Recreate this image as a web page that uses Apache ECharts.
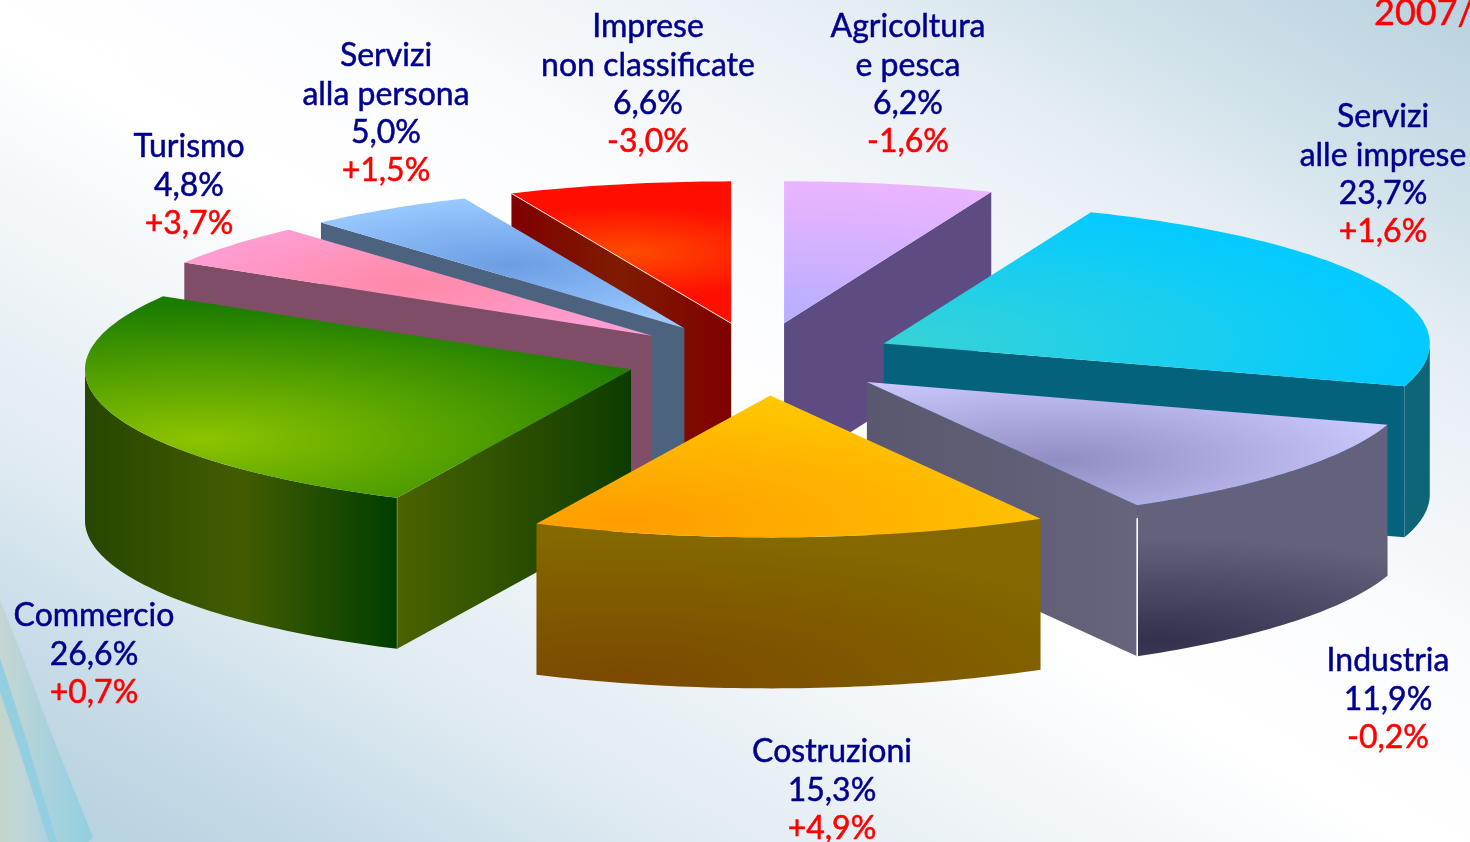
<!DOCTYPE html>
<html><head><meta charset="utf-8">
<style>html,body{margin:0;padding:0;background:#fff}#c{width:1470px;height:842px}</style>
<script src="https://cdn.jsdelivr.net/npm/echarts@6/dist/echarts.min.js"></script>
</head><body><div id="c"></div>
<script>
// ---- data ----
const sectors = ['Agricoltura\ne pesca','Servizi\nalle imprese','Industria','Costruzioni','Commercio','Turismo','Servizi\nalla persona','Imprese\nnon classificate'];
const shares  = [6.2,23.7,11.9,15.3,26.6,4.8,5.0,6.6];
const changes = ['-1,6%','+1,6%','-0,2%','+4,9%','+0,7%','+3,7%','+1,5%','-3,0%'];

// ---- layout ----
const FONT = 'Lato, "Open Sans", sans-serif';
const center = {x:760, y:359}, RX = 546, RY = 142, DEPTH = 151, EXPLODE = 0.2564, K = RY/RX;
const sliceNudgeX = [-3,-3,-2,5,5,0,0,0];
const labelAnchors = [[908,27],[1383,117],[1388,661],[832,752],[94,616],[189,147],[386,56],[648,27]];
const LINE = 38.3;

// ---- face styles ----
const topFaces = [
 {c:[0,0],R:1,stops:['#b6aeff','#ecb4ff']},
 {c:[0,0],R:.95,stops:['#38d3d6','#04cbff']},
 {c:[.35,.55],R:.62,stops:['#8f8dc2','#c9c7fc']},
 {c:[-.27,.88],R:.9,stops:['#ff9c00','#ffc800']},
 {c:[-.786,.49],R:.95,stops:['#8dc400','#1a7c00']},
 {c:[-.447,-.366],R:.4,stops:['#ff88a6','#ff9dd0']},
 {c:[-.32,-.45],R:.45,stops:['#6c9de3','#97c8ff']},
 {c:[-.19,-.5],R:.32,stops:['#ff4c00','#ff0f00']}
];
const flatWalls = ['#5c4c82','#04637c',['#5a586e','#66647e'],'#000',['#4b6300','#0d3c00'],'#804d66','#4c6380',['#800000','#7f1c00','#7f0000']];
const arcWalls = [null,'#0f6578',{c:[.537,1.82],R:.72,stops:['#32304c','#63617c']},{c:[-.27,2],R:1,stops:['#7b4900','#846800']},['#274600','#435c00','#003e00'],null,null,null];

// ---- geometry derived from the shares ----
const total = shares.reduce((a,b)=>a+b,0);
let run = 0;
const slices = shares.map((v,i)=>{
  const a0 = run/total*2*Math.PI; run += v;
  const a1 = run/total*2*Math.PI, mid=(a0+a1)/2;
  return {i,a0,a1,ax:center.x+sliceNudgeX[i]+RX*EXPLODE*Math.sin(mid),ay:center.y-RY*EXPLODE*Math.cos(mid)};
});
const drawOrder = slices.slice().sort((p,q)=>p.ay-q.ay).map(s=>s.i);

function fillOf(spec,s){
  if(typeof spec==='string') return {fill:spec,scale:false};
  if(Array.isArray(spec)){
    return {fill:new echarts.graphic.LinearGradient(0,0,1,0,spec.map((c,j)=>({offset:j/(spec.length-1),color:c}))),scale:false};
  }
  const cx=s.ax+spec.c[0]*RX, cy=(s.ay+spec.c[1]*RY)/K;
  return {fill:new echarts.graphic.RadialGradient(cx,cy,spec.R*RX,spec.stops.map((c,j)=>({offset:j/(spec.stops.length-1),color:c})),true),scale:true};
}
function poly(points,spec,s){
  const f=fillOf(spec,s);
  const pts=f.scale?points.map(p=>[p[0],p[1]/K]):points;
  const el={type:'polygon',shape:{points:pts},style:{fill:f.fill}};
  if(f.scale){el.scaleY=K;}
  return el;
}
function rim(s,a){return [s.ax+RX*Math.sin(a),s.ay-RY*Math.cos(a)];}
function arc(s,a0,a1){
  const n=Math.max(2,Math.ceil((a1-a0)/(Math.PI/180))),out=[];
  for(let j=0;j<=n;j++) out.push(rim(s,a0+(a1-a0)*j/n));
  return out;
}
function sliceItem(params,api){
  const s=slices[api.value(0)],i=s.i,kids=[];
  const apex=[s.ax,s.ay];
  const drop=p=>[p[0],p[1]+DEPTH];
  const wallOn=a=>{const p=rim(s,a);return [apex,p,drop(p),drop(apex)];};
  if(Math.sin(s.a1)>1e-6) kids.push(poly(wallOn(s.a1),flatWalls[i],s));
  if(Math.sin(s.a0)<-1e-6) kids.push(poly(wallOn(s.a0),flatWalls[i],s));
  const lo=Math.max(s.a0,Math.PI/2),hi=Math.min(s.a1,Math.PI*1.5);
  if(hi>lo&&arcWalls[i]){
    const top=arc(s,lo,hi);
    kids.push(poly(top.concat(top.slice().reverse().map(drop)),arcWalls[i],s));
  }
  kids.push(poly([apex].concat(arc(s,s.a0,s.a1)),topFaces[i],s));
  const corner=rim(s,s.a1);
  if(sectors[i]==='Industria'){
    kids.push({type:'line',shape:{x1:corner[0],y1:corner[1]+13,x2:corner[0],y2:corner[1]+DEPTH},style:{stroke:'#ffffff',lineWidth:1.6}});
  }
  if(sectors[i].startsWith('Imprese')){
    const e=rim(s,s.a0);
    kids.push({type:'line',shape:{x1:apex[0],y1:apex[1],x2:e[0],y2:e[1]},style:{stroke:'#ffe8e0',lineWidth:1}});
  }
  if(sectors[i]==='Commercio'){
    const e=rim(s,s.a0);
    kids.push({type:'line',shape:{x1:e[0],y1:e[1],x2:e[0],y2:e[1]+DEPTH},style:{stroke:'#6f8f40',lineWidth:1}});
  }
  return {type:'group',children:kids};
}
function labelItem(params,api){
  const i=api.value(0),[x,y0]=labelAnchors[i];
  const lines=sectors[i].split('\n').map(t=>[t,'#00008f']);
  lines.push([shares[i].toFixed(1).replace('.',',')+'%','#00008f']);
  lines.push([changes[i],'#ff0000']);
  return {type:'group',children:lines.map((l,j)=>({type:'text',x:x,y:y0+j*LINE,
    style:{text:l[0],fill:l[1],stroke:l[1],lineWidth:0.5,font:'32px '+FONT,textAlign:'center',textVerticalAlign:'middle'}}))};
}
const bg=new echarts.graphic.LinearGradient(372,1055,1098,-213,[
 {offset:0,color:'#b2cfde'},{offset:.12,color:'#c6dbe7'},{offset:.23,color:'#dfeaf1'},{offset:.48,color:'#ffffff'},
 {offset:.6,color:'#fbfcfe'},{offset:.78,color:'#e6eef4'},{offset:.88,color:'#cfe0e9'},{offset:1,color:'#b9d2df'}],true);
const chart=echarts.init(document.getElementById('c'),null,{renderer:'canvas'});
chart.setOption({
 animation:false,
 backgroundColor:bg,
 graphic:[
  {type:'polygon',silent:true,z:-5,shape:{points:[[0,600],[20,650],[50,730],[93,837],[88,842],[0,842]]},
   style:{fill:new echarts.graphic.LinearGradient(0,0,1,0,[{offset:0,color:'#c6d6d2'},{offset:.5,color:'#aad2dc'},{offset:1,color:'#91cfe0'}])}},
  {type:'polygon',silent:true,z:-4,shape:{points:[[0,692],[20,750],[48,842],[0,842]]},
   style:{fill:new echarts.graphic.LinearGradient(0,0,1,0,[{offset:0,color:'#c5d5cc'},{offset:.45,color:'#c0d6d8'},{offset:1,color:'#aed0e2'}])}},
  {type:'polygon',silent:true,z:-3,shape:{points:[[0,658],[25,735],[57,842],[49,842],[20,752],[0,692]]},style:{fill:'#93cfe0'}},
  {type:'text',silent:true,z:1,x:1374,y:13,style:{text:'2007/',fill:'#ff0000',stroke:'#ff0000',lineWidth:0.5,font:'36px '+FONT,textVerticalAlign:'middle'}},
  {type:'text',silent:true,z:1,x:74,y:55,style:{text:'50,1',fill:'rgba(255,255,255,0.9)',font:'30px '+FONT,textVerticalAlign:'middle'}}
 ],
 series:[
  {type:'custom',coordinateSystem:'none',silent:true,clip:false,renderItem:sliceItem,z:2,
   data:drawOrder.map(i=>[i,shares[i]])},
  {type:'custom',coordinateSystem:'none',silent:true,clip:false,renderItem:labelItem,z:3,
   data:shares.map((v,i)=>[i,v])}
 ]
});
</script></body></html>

==

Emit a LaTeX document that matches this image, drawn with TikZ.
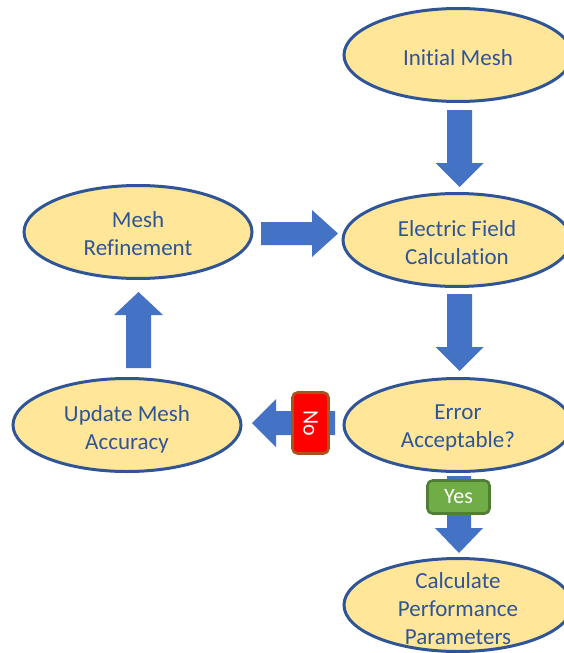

---

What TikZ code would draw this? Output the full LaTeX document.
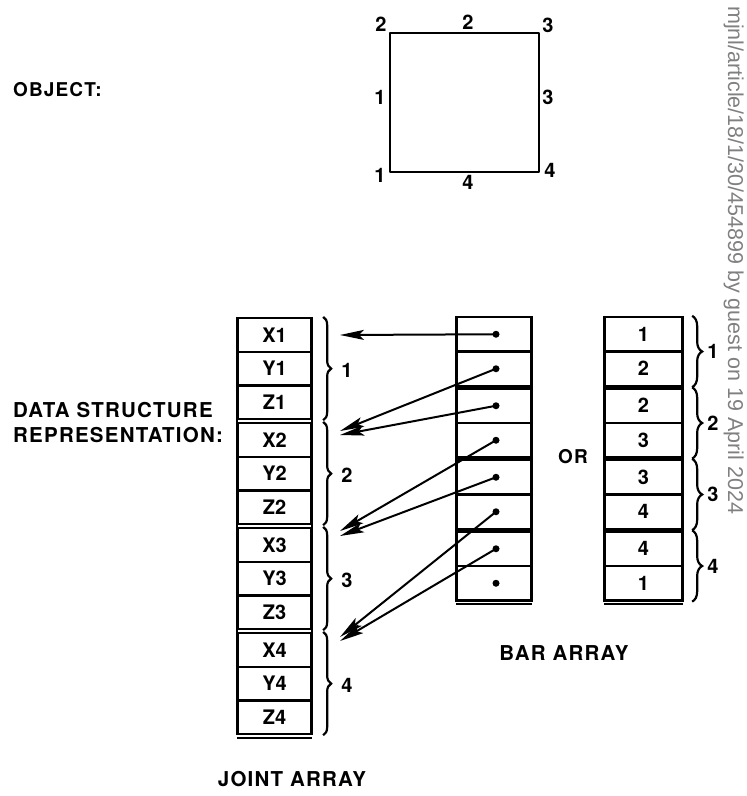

▸ **YOUR TASK**
From the data above, copy out every line with the string "that" in it.

▸ **WORKED ANSWER**
Recreate this image as a web page that uses Apache ECharts.
Emit a LaTeX document that matches this image, drawn with TikZ.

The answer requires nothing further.